Gladdening the mind

I’ve been listening to a new podcast from Plum Village, Zen Master Thich Nhat Hanh’s retreat center in France, where I spent many summer weeks with my family over a period of about 8 years from 2008 until 2016.

The podcast is called The Way Out Is In (you can find it in Apple Podcasts, Spotify etc), and it is hosted by a journalist named Jo Confino, and Phap Huu, a young monk who spent many, many years as one of Thich Nhat Hanh’s personal attendants.

One particular episode, number 14, has had a transformative effect on me, an interview with Sister Jina, who has been a Zen Buddhist nun for over 30 years, and expresses the absolute core of how to live a peaceful, joyful, simple, happy life through extremely simple practices.

I was particularly drawn to the following ideas:

The nutriments we consume make a huge difference to our happiness and peace. This means not only being mindful of what we eat and drink, but what we read, listen to, watch, the conversations we have, and strikingly, what we think about.

If I’m turning around troublesome thoughts in my head all day, I will be troubled. If I am thinking loving, compassionate or creative thoughts, I will be happier. How do we have any say over this? By learning to watch and understand our minds at work, and when the mind is stuck on negative, difficult, recursive themes, steer it back to clearer waters. This takes practice: meditation, and small periods of mindfulness or awareness throughout the day, help develop this skill enormously – in this I am an endless beginner.

Gladdening the mind. This is related to the point above. How do we gladden the mind? Gratitude works very well. In our house we have a round of gratitude before one of the main meals each day, each person says thank you for two or three things they are grateful or thankful about.

Another is to remember and note (mentally, or on paper) something wonderful, or a beautiful moment, from each day. Early this morning I saw sparkling frost gently falling in the headlights of the car as I waited for my son to put his coat on. After dropping him off, I stood in the road looking at a crescent moon, and realised somewhere far away the sun was rising over this planet and lighting that slither of vast planetary body. Wonderful, calm moments.

Uniting body and mind. Arriving in our body, being home in our body, is very calming. But most of the time, our brain is in one place, or all over the place, and our body is a forgotten vessel for getting us around, or keeping the head still while we are lost in thought or staring at a screen. Really feeling our presence in our body, our posture, or following the presence of our breathing within our body as a whole, brings mind and body back together and the effect is very calming.

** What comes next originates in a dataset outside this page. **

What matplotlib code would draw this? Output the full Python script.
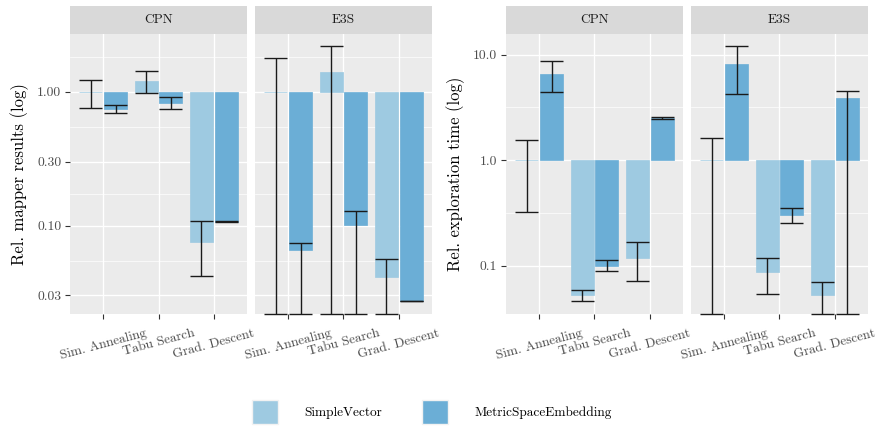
import numpy as np
import matplotlib
matplotlib.use('Agg')
import matplotlib.pyplot as plt
from matplotlib.patches import Patch

plt.rcParams['font.family'] = ['cmr10', 'DejaVu Serif']
plt.rcParams['axes.formatter.use_mathtext'] = True

algorithms = ['Sim. Annealing', 'Tabu Search', 'Grad. Descent']
benchmarks = ['CPN', 'E3S']
series = ['SimpleVector', 'MetricSpaceEmbedding']
colors = ['#9ECAE1', '#6BAED6']

# ---- Relative mapper results (0 lower bound = below the axis, drawn at edge)
mapper_cpn_sv_mean = [1.00, 1.21, 0.075]
mapper_cpn_sv_low = [0.756, 0.978, 0.042]
mapper_cpn_sv_high = [1.229, 1.442, 0.109]
mapper_cpn_mse_mean = [0.751, 0.832, 0.107]
mapper_cpn_mse_low = [0.693, 0.747, 0.106]
mapper_cpn_mse_high = [0.796, 0.922, 0.108]
mapper_e3s_sv_mean = [1.00, 1.41, 0.041]
mapper_e3s_sv_low = [0, 0, 0]
mapper_e3s_sv_high = [1.785, 2.195, 0.0564]
mapper_e3s_mse_mean = [0.0654, 0.1017, 0.0274]
mapper_e3s_mse_low = [0, 0, 0.0273]
mapper_e3s_mse_high = [0.0739, 0.1287, 0.0275]

# ---- Relative exploration time
time_cpn_sv_mean = [1.00, 0.0532, 0.120]
time_cpn_sv_low = [0.324, 0.0466, 0.0722]
time_cpn_sv_high = [1.566, 0.0590, 0.168]
time_cpn_mse_mean = [6.55, 0.100, 2.51]
time_cpn_mse_low = [4.43, 0.0897, 2.47]
time_cpn_mse_high = [8.66, 0.113, 2.57]
time_e3s_sv_mean = [1.00, 0.0878, 0.0526]
time_e3s_sv_low = [0, 0.0537, 0]
time_e3s_sv_high = [1.626, 0.118, 0.0706]
time_e3s_mse_mean = [8.15, 0.306, 3.88]
time_e3s_mse_low = [4.21, 0.255, 0]
time_e3s_mse_high = [11.98, 0.356, 4.52]

mapper_ticks = [0.03, 0.10, 0.30, 1.00]
mapper_ticklabels = ['0.03', '0.10', '0.30', '1.00']
time_ticks = [0.1, 1.0, 10.0]
time_ticklabels = ['0.1', '1.0', '10.0']

mapper_data = {
    'CPN': [(mapper_cpn_sv_mean, mapper_cpn_sv_low, mapper_cpn_sv_high),
            (mapper_cpn_mse_mean, mapper_cpn_mse_low, mapper_cpn_mse_high)],
    'E3S': [(mapper_e3s_sv_mean, mapper_e3s_sv_low, mapper_e3s_sv_high),
            (mapper_e3s_mse_mean, mapper_e3s_mse_low, mapper_e3s_mse_high)],
}
time_data = {
    'CPN': [(time_cpn_sv_mean, time_cpn_sv_low, time_cpn_sv_high),
            (time_cpn_mse_mean, time_cpn_mse_low, time_cpn_mse_high)],
    'E3S': [(time_e3s_sv_mean, time_e3s_sv_low, time_e3s_sv_high),
            (time_e3s_mse_mean, time_e3s_mse_low, time_e3s_mse_high)],
}

W, H = 878, 426
fig = plt.figure(figsize=(W / 100, H / 100), dpi=100)
fig.patch.set_facecolor('white')


def px_axes(x0, x1, y0, y1, **kw):
    return fig.add_axes([x0 / W, 1 - y1 / H, (x1 - x0) / W, (y1 - y0) / H], **kw)


def log_limits(data):
    vals = []
    for b in data.values():
        for m, lo, hi in b:
            vals += [v for v in m + lo + hi if v > 0]
    lo, hi = np.log10(min(vals)), np.log10(max(vals))
    pad = 0.05 * (hi - lo)
    return 10 ** (lo - pad), 10 ** (hi + pad)


def minor_breaks(ticks):
    lt = np.log10(ticks)
    ext = np.concatenate([[2 * lt[0] - lt[1]], lt, [2 * lt[-1] - lt[-2]]])
    return 10 ** ((ext[:-1] + ext[1:]) / 2)


def draw_plot(data, xs, ylabel, ylabel_x, ticks, ticklabels):
    ylim = log_limits(data)
    minors = minor_breaks(ticks)
    top, bottom = 33.5, 313.7
    x = np.arange(1, len(algorithms) + 1)
    offs = [-0.225, 0.225]
    bw = 0.415
    for i, (b, (x0, x1)) in enumerate(zip(benchmarks, xs)):
        ax = px_axes(x0, x1, top, bottom)
        ax.set_facecolor('#EBEBEB')
        ax.set_yscale('log')
        ax.set_xlim(0.4, len(algorithms) + 0.6)
        ax.set_ylim(*ylim)
        for m in minors:
            ax.axhline(m, color='white', lw=0.5, zorder=0.5)
        for t in ticks:
            ax.axhline(t, color='white', lw=0.95, zorder=0.6)
        for xv in x:
            ax.axvline(xv, color='white', lw=0.95, zorder=0.6)
        for s, (mean, low, high) in enumerate(data[b]):
            mean = np.array(mean, float)
            low = np.array(low, float)
            high = np.array(high, float)
            xp = x + offs[s]
            ax.bar(xp, mean - 1, bottom=1, width=bw, color=colors[s],
                   edgecolor=colors[s], linewidth=0.5, zorder=2)
            lowp = np.where(low > 0, low, ylim[0])
            ax.vlines(xp, lowp, high, color='#1A1A1A', lw=1.0, zorder=3)
            ax.hlines(np.concatenate([lowp, high]),
                      np.concatenate([xp - bw / 2] * 2),
                      np.concatenate([xp + bw / 2] * 2),
                      color='#1A1A1A', lw=1.0, zorder=3, clip_on=False)
        for sp in ax.spines.values():
            sp.set_visible(False)
        ax.set_xticks(x)
        ax.set_xticklabels(algorithms, rotation=15, ha='center', va='top',
                           fontsize=9.6, color='#4D4D4D')
        ax.minorticks_off()
        ax.set_yticks(ticks)
        if i == 0:
            ax.set_yticklabels(ticklabels, fontsize=9.8, color='#4D4D4D')
            ax.tick_params(axis='y', length=3.8, width=0.8, color='#333333', pad=2.5)
        else:
            ax.set_yticklabels([])
            ax.tick_params(axis='y', length=0)
        ax.tick_params(axis='x', length=3.8, width=0.8, color='#333333', pad=6)
        # strip
        st = px_axes(x0, x1, 6, top)
        st.set_facecolor('#D9D9D9')
        st.set_xticks([])
        st.set_yticks([])
        for sp in st.spines.values():
            sp.set_visible(False)
        st.text(0.5, 0.5, b, ha='center', va='center', fontsize=9.6,
                color='#1A1A1A', transform=st.transAxes)
    fig.text(ylabel_x / W, 1 - ((top + bottom) / 2) / H, ylabel, rotation=90,
             ha='center', va='center', fontsize=12, color='black')


draw_plot(mapper_data, [(70, 247), (255, 432)], 'Rel. mapper results (log)', 20,
          mapper_ticks, mapper_ticklabels)
draw_plot(time_data, [(506, 683), (691, 868)], 'Rel. exploration time (log)', 456,
          time_ticks, time_ticklabels)

handles = [Patch(facecolor=c, edgecolor='#F2F2F2', linewidth=1.0) for c in colors]
fig.legend(handles, series, loc='center', bbox_to_anchor=(432 / W, 1 - 412 / H),
           ncol=2, frameon=False, fontsize=9.6, handlelength=1.95, handleheight=2.4,
           handletextpad=1.95, columnspacing=3.0, borderpad=0.0)

fig.savefig('out.png', dpi=100)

I’ve been reading about this for years, but only recently have actually started practicing it (as the books kept telling me to do!), and it’s very, very nice. I do this in pre-breakfast meditation, and I’m prompted throughout the day by an hourly beep on my watch, and a 15 minute timer on the computer (a chrome browser extension). I stop, come back to my body, relax my body – it’s a calm place to be.

Realising the present moment is the only moment we have. When we live with this realisation as an indisputable reality, a lot changes. First of all, nearly everything we worry about is never happening right now this instant. “Right now”, is usually full of reasons to be happy. Secondly, we can reconsider how to use each moment. Lost in recursive thought by the fire the other day, I remembered this – this is the only moment I have – and went to sit on the sofa to chat with my son, realising, if this is the only moment I have, I’d rather interact kindly with him than be lost in mostly useless thought.